どの時点でDMDを疑うのか

最初にDMDを疑うきっかけとなるのは、通常、以下の3つのことが起きた時です(ご家族のなかにDMDの患者さんがいない場合でも同じです)。

筋肉の機能の不調

よくあることは、ご家族の誰かに、「なにか変だな」と気づかれることです。DMDのお子さんが歩けるようになるのは、同じ年齢のお子さんと比べて遅いです。ふくらはぎが太く、走ったり、飛び跳ねたり、階段を上ることが難しく、転びやすく、つま先で歩く傾向があります。言葉の話し始めも遅れることがあります。古くから知られているDMDのちょう候の一つに、「ガワーズちょう候(登はん性起立)」があります。これは、起立するとき、手や腕を使って自分の身体を歩くようにして立ち上がる様子のことです。これは、腕や太ももの筋肉の力が弱いためです(下の写真を見てください)。

 

 

血液検査で、筋肉のたんぱく質クレアチン・キナーゼ(CK)の数値が高い

CK値が高いことが分かったら、診断をはっきりさせるために、すぐに神経筋疾患の専門医を紹介してもらう必要があります。他の筋肉の病気でもCK値が高いことがありますので、CK値が高いことだけではDMDと断定できません。

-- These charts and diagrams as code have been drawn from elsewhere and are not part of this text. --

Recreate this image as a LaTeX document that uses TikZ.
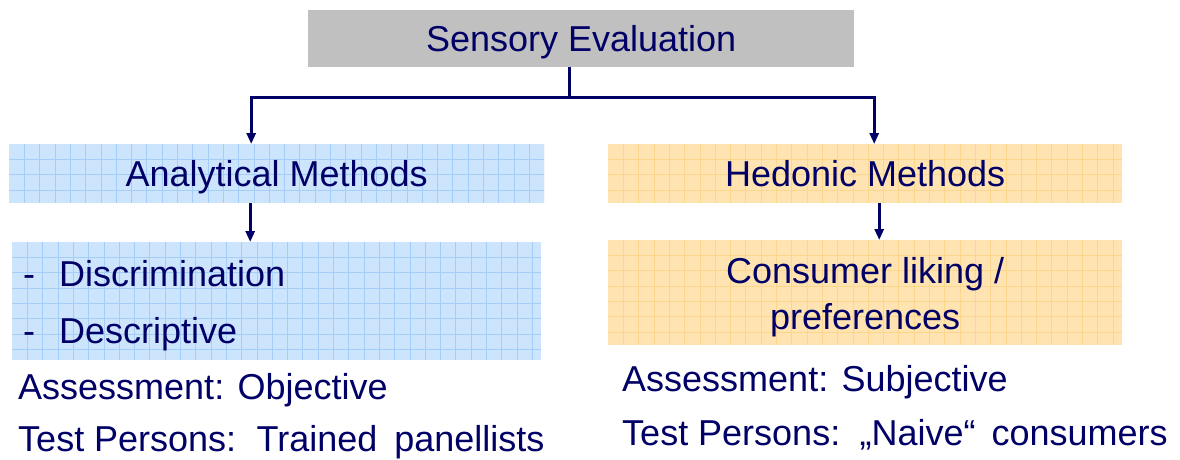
\documentclass[tikz,border=0pt]{standalone}
\usepackage{fontspec}
\setmainfont{Liberation Sans}
\usetikzlibrary{arrows.meta}
\definecolor{navy}{RGB}{0,0,102}
\definecolor{headgray}{RGB}{192,192,192}
\definecolor{bluefill}{RGB}{204,228,252}
\definecolor{blueline}{RGB}{164,206,248}
\definecolor{orangefill}{RGB}{255,228,178}
\definecolor{orangeline}{RGB}{252,214,140}
\tikzset{
  txt/.style={text=navy, font=\fontsize{36}{44}\selectfont},
  box/.style={txt, rectangle, inner sep=0pt, anchor=north west},
  onerow/.style={text height=25.8pt, text depth=0pt},
  gridded/.style 2 args={fill=#1, path picture={
      \foreach \i in {1,...,36}
        \draw[#2, line width=1pt]
          ([xshift=\i*15.3pt]path picture bounding box.south west) --
          ([xshift=\i*15.3pt]path picture bounding box.north west);
      \foreach \i in {1,...,8}
        \draw[#2, line width=1pt]
          ([yshift=-\i*15.3pt]path picture bounding box.north west) --
          ([yshift=-\i*15.3pt]path picture bounding box.north east);}},
  bluebox/.style={box, gridded={bluefill}{blueline}},
  orangebox/.style={box, gridded={orangefill}{orangeline}},
  conn/.style={draw=navy, line width=3pt},
  arr/.style={conn, -{Triangle[length=11pt,width=9pt]}},
  note/.style={txt, anchor=base west, inner sep=0pt},
}
\begin{document}
\begin{tikzpicture}[x=1pt,y=-1pt]
\useasboundingbox (0,0) rectangle (1180,459);

% top heading
\node[box, onerow, fill=headgray, minimum width=546pt, minimum height=57pt] (se) at (308,10) {Sensory Evaluation};

% two method branches
\node[bluebox, onerow, minimum width=535pt, minimum height=59pt] (am) at (9,144) {Analytical Methods};
\node[orangebox, onerow, minimum width=514pt, minimum height=59pt] (hm) at (608,144) {Hedonic Methods};

% method details
\node[bluebox, minimum width=529pt, minimum height=118pt] (lb) at (12,242) {};
\node[txt, text width=505pt, align=left, inner sep=0pt, yshift=-4pt,
      font=\fontsize{36}{57}\selectfont] (lbt) at (lb.center)
  {\hspace*{-1pt}\makebox[36pt][l]{-}Discrimination\\\hspace*{-1pt}\makebox[36pt][l]{-}Descriptive};
\node[orangebox, minimum width=514pt, minimum height=105pt] (cl) at (608,240) {};
\node[txt, align=center, inner sep=0pt, yshift=-4pt,
      font=\fontsize{36}{46}\selectfont] (clt) at (cl.center)
  {Consumer liking /\\preferences};

% characteristics
\node[note] (ao) at (18,399) {Assessment: Objective};
\node[note] (to) at (18,451) {Test Persons:\hspace{7pt} Trained\hspace{7pt} panellists};
\node[note] (as) at (622,391) {Assessment: Subjective};
\node[note] (ts) at (622,445) {Test Persons:\hspace{6pt} „Naive“\hspace{6pt} consumers};

% connectors
\coordinate (j) at (569,97);
\draw[conn] (se.south -| j) -- (j);
\draw[arr] ([xshift=1.5pt]j) -| ([xshift=-25.5pt]am.north);
\draw[arr] ([xshift=-1.5pt]j) -| ([xshift=9pt]hm.north);
\draw[arr] ([xshift=-26.5pt]am.south) -- ([xshift=-26.5pt]am.south |- lb.north);
\draw[arr] ([xshift=14pt]hm.south) -- ([xshift=14pt]hm.south |- cl.north);
\end{tikzpicture}
\end{document}
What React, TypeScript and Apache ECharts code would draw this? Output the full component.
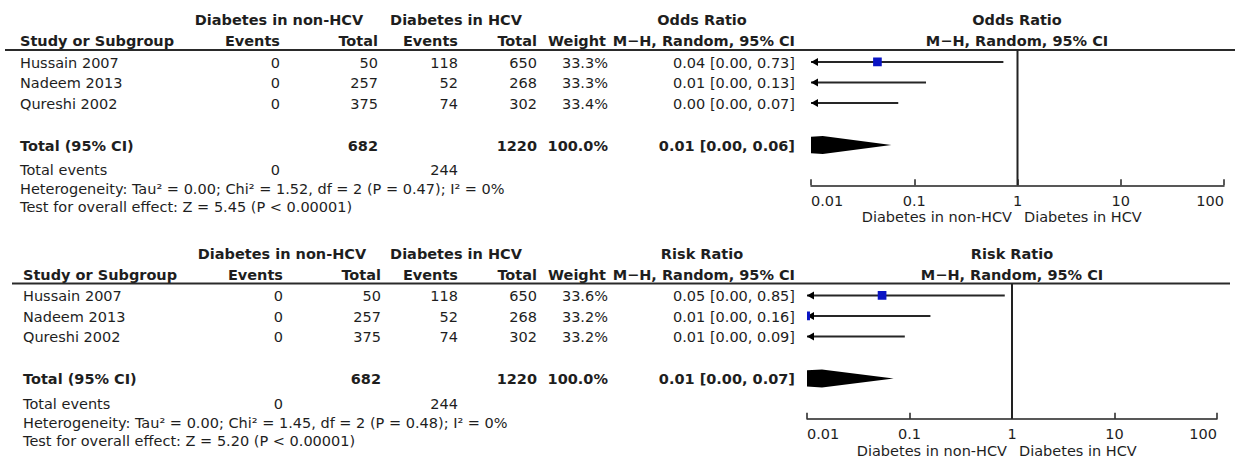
import React, { useEffect, useRef } from "react";
import * as echarts from "echarts";

// ---------- data ----------
const studies = ["Hussain 2007", "Nadeem 2013", "Qureshi 2002"];
const nonHcvEvents = [0, 0, 0];
const nonHcvTotal = [50, 257, 375];
const hcvEvents = [118, 52, 74];
const hcvTotal = [650, 268, 302];

// Odds ratio panel
const orWeight = [33.3, 33.3, 33.4];
const orEst = [0.044, 0.007, 0.004];
const orLow = [0.002, 0.0004, 0.0002];
const orHigh = [0.73, 0.13, 0.07];
const orTotal = [0.013, 0.0005, 0.06]; // est, low, high
const orHet = { tau2: "0.00", chi2: "1.52", df: 2, p: "0.47", i2: "0" };
const orZ = { z: "5.45", p: "< 0.00001" };

// Risk ratio panel
const rrWeight = [33.6, 33.2, 33.2];
const rrEst = [0.054, 0.0097, 0.0075];
const rrLow = [0.003, 0.0006, 0.0004];
const rrHigh = [0.85, 0.16, 0.09];
const rrTotal = [0.014, 0.0005, 0.07];
const rrHet = { tau2: "0.00", chi2: "1.45", df: 2, p: "0.48", i2: "0" };
const rrZ = { z: "5.20", p: "< 0.00001" };

const tickValues = [0.01, 0.1, 1, 10, 100];

const FONT = '"DejaVu Sans", Verdana, sans-serif';
const FS = 14.5;
const TXT = "#1e1e1e";

const ROW_Y0 = -0.58;
const ROW_Y1 = 6.02;
const TOTAL_ROW = 4.05;

function sum(a: number[]) {
  return a.reduce((s, v) => s + v, 0);
}

function ci(e: number, l: number, h: number) {
  return `${e.toFixed(2)} [${l.toFixed(2)}, ${h.toFixed(2)}]`;
}

function txt(x: number, y: number, s: string, align: string, bold = false, color = TXT): any {
  return {
    type: "text",
    x,
    y,
    silent: true,
    style: {
      text: s,
      fill: color,
      fontSize: FS,
      fontFamily: FONT,
      fontWeight: bold ? "bold" : "normal",
      textAlign: align,
      textVerticalAlign: "middle",
    },
  };
}

interface PanelCfg {
  dy: number;
  sx: number;
  lineX1: number;
  lineX2: number;
  x1: number;
  title: string;
  weight: number[];
  est: number[];
  low: number[];
  high: number[];
  total: number[];
  het: any;
  z: any;
}

function panelGraphics(c: PanelCfg) {
  const g: any[] = [];
  const rowY = (r: number) => c.dy + 62.5 + 20.5 * r;
  const colStudy = 20 + c.sx;
  const colE1 = 280 + c.sx;
  const colT1 = 378 + c.sx;
  const colE2 = 458;
  const colT2 = 537;
  const colW = 606;
  const colCI = 795;
  g.push(txt(279 + c.sx, c.dy + 20, "Diabetes in non-HCV", "center", true));
  g.push(txt(456, c.dy + 20, "Diabetes in HCV", "center", true));
  g.push(txt(702, c.dy + 20, c.title, "center", true));
  g.push(txt(c.x1, c.dy + 20, c.title, "center", true));
  const h2 = c.dy + 41;
  g.push(txt(colStudy, h2, "Study or Subgroup", "left", true));
  g.push(txt(colE1, h2, "Events", "right", true));
  g.push(txt(colT1, h2, "Total", "right", true));
  g.push(txt(colE2, h2, "Events", "right", true));
  g.push(txt(colT2, h2, "Total", "right", true));
  g.push(txt(colW, h2, "Weight", "right", true));
  g.push(txt(colCI, h2, "M\u2212H, Random, 95% CI", "right", true));
  g.push(txt(c.x1, h2, "M\u2212H, Random, 95% CI", "center", true));
  g.push({
    type: "line",
    silent: true,
    shape: { x1: c.lineX1, y1: c.dy + 50, x2: c.lineX2, y2: c.dy + 50 },
    style: { stroke: "#2a2a2a", lineWidth: 2 },
  });
  studies.forEach((s, i) => {
    const y = rowY(i);
    g.push(txt(colStudy, y, s, "left"));
    g.push(txt(colE1, y, String(nonHcvEvents[i]), "right"));
    g.push(txt(colT1, y, String(nonHcvTotal[i]), "right"));
    g.push(txt(colE2, y, String(hcvEvents[i]), "right"));
    g.push(txt(colT2, y, String(hcvTotal[i]), "right"));
    g.push(txt(colW + 2, y, c.weight[i].toFixed(1) + "%", "right"));
    g.push(txt(colCI, y, ci(c.est[i], c.low[i], c.high[i]), "right"));
  });
  const ty = rowY(TOTAL_ROW);
  g.push(txt(colStudy, ty, "Total (95% CI)", "left", true));
  g.push(txt(colT1, ty, String(sum(nonHcvTotal)), "right", true));
  g.push(txt(colT2, ty, String(sum(hcvTotal)), "right", true));
  g.push(txt(colW + 2, ty, sum(c.weight).toFixed(1) + "%", "right", true));
  g.push(txt(colCI, ty, ci(c.total[0], c.total[1], c.total[2]), "right", true));
  const ey = c.dy + 170;
  g.push(txt(colStudy, ey, "Total events", "left"));
  g.push(txt(colE1, ey, String(sum(nonHcvEvents)), "right"));
  g.push(txt(colE2, ey, String(sum(hcvEvents)), "right"));
  g.push(
    txt(
      colStudy,
      c.dy + 189,
      `Heterogeneity: Tau\u00B2 = ${c.het.tau2}; Chi\u00B2 = ${c.het.chi2}, df = ${c.het.df} (P = ${c.het.p}); I\u00B2 = ${c.het.i2}%`,
      "left"
    )
  );
  g.push(txt(colStudy, c.dy + 207, `Test for overall effect: Z = ${c.z.z} (P ${c.z.p})`, "left"));
  g.push(txt(c.x1 - 5, c.dy + 217, "Diabetes in non-HCV", "right"));
  g.push(txt(c.x1 + 7, c.dy + 217, "Diabetes in HCV", "left"));
  return g;
}

function forestData(est: number[], low: number[], high: number[], weight: number[], total: number[]) {
  const d: number[][] = est.map((e, i) => [e, low[i], high[i], i, weight[i], 0]);
  d.push([total[0], total[1], total[2], TOTAL_ROW, 100, 1]);
  return d;
}

function renderForest(params: any, api: any) {
  const est = api.value(0);
  const lo = api.value(1);
  const hi = api.value(2);
  const row = api.value(3);
  const w = api.value(4);
  const kind = api.value(5);
  const cs = params.coordSys;
  const left = cs.x;
  const right = cs.x + cs.width;
  const pE = api.coord([est, row]);
  const pL = api.coord([lo, row]);
  const pH = api.coord([hi, row]);
  const y = pE[1];
  if (kind === 1) {
    const h = 9;
    return {
      type: "polygon",
      shape: {
        points: [
          [pL[0], y],
          [pE[0], y - h],
          [pH[0], y],
          [pE[0], y + h],
        ],
      },
      style: { fill: "#000" },
    };
  }
  const children: any[] = [];
  const x1 = Math.max(pL[0], left);
  const x2 = Math.min(pH[0], right);
  children.push({
    type: "line",
    shape: { x1, y1: y, x2, y2: y },
    style: { stroke: "#262626", lineWidth: 2 },
  });
  if (pL[0] < left) {
    children.push({
      type: "polygon",
      shape: {
        points: [
          [left, y],
          [left + 7, y - 4],
          [left + 7, y + 4],
        ],
      },
      style: { fill: "#000" },
    });
  }
  const s = 1.5 * Math.sqrt(w);
  children.push({
    type: "rect",
    shape: { x: pE[0] - s / 2, y: y - s / 2, width: s, height: s },
    style: { fill: "#0a14c4" },
  });
  return { type: "group", children };
}

function axisCfg(gridIndex: number) {
  return {
    type: "log",
    logBase: 10,
    gridIndex,
    min: tickValues[0],
    max: tickValues[tickValues.length - 1],
    axisLine: { show: true, onZero: false, lineStyle: { color: "#222", width: 1.5 } },
    axisTick: { show: true, inside: true, length: 6, lineStyle: { color: "#222", width: 1.5 } },
    minorTick: { show: false },
    splitLine: { show: false },
    axisLabel: {
      color: TXT,
      fontSize: FS,
      fontFamily: FONT,
      margin: 8,
      alignMinLabel: "left",
      alignMaxLabel: "right",
      formatter: (v: number) => String(+Number(v).toPrecision(1)),
    },
  };
}

function yCfg(gridIndex: number) {
  return {
    type: "value",
    gridIndex,
    inverse: true,
    min: ROW_Y0,
    max: ROW_Y1,
    show: false,
    splitLine: { show: false },
  };
}

export default function App() {
  const ref = useRef<HTMLDivElement>(null);
  useEffect(() => {
    if (!ref.current) return;
    const chart = echarts.init(ref.current, undefined, { renderer: "svg" });
    const top: PanelCfg = {
      dy: 0,
      sx: 0,
      lineX1: 5,
      lineX2: 1235,
      x1: 1017,
      title: "Odds Ratio",
      weight: orWeight,
      est: orEst,
      low: orLow,
      high: orHigh,
      total: orTotal,
      het: orHet,
      z: orZ,
    };
    const bottom: PanelCfg = {
      dy: 233.5,
      sx: 3,
      lineX1: 12,
      lineX2: 1230,
      x1: 1012,
      title: "Risk Ratio",
      weight: rrWeight,
      est: rrEst,
      low: rrLow,
      high: rrHigh,
      total: rrTotal,
      het: rrHet,
      z: rrZ,
    };
    const gh = (ROW_Y1 - ROW_Y0) * 20.5;
    chart.setOption({
      animation: false,
      backgroundColor: "#fff",
      grid: [
        { left: 811, top: 50, width: 413, height: gh },
        { left: 807, top: 283.5, width: 410, height: gh },
      ],
      xAxis: [axisCfg(0), axisCfg(1)],
      yAxis: [yCfg(0), yCfg(1)],
      graphic: [...panelGraphics(top), ...panelGraphics(bottom)],
      series: [
        {
          type: "line",
          xAxisIndex: 0,
          yAxisIndex: 0,
          data: [
            [1, ROW_Y0],
            [1, ROW_Y1],
          ],
          symbol: "none",
          silent: true,
          lineStyle: { color: "#222", width: 2 },
          z: 1,
        },
        {
          type: "line",
          xAxisIndex: 1,
          yAxisIndex: 1,
          data: [
            [1, ROW_Y0],
            [1, ROW_Y1],
          ],
          symbol: "none",
          silent: true,
          lineStyle: { color: "#222", width: 2 },
          z: 1,
        },
        {
          type: "custom",
          xAxisIndex: 0,
          yAxisIndex: 0,
          clip: true,
          silent: true,
          renderItem: renderForest,
          data: forestData(orEst, orLow, orHigh, orWeight, orTotal),
          z: 3,
        },
        {
          type: "custom",
          xAxisIndex: 1,
          yAxisIndex: 1,
          clip: true,
          silent: true,
          renderItem: renderForest,
          data: forestData(rrEst, rrLow, rrHigh, rrWeight, rrTotal),
          z: 3,
        },
      ],
    });
    return () => chart.dispose();
  }, []);
  return (
    <div
      ref={ref}
      style={{ position: "fixed", left: 0, top: 0, width: 1235, height: 457, background: "#fff" }}
    />
  );
}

血液検査で肝臓の酵素AST(エーエスティー)とALT(エーエルティー)の値が高い

血液検査でASTとALTの値が高いことは、しばしば肝臓に障害があることと関係しています。ただ、これらの酵素は筋肉の線維にも含まれるため、筋ジストロフィーの患者さんでも値が高くなることがあります。ASTやALTが予想外に高く、他の原因が見つからない場合は、筋ジストロフィーの可能性を考えて、CK値も高い可能性があることを考えなければいけません。このような場合は、肝生検(肝臓の組織を取って行う検査)は勧められません。

言葉の発達の遅れ

DMDのお子さんには、言葉の発達が遅れて病院を受診するお子さんもいます。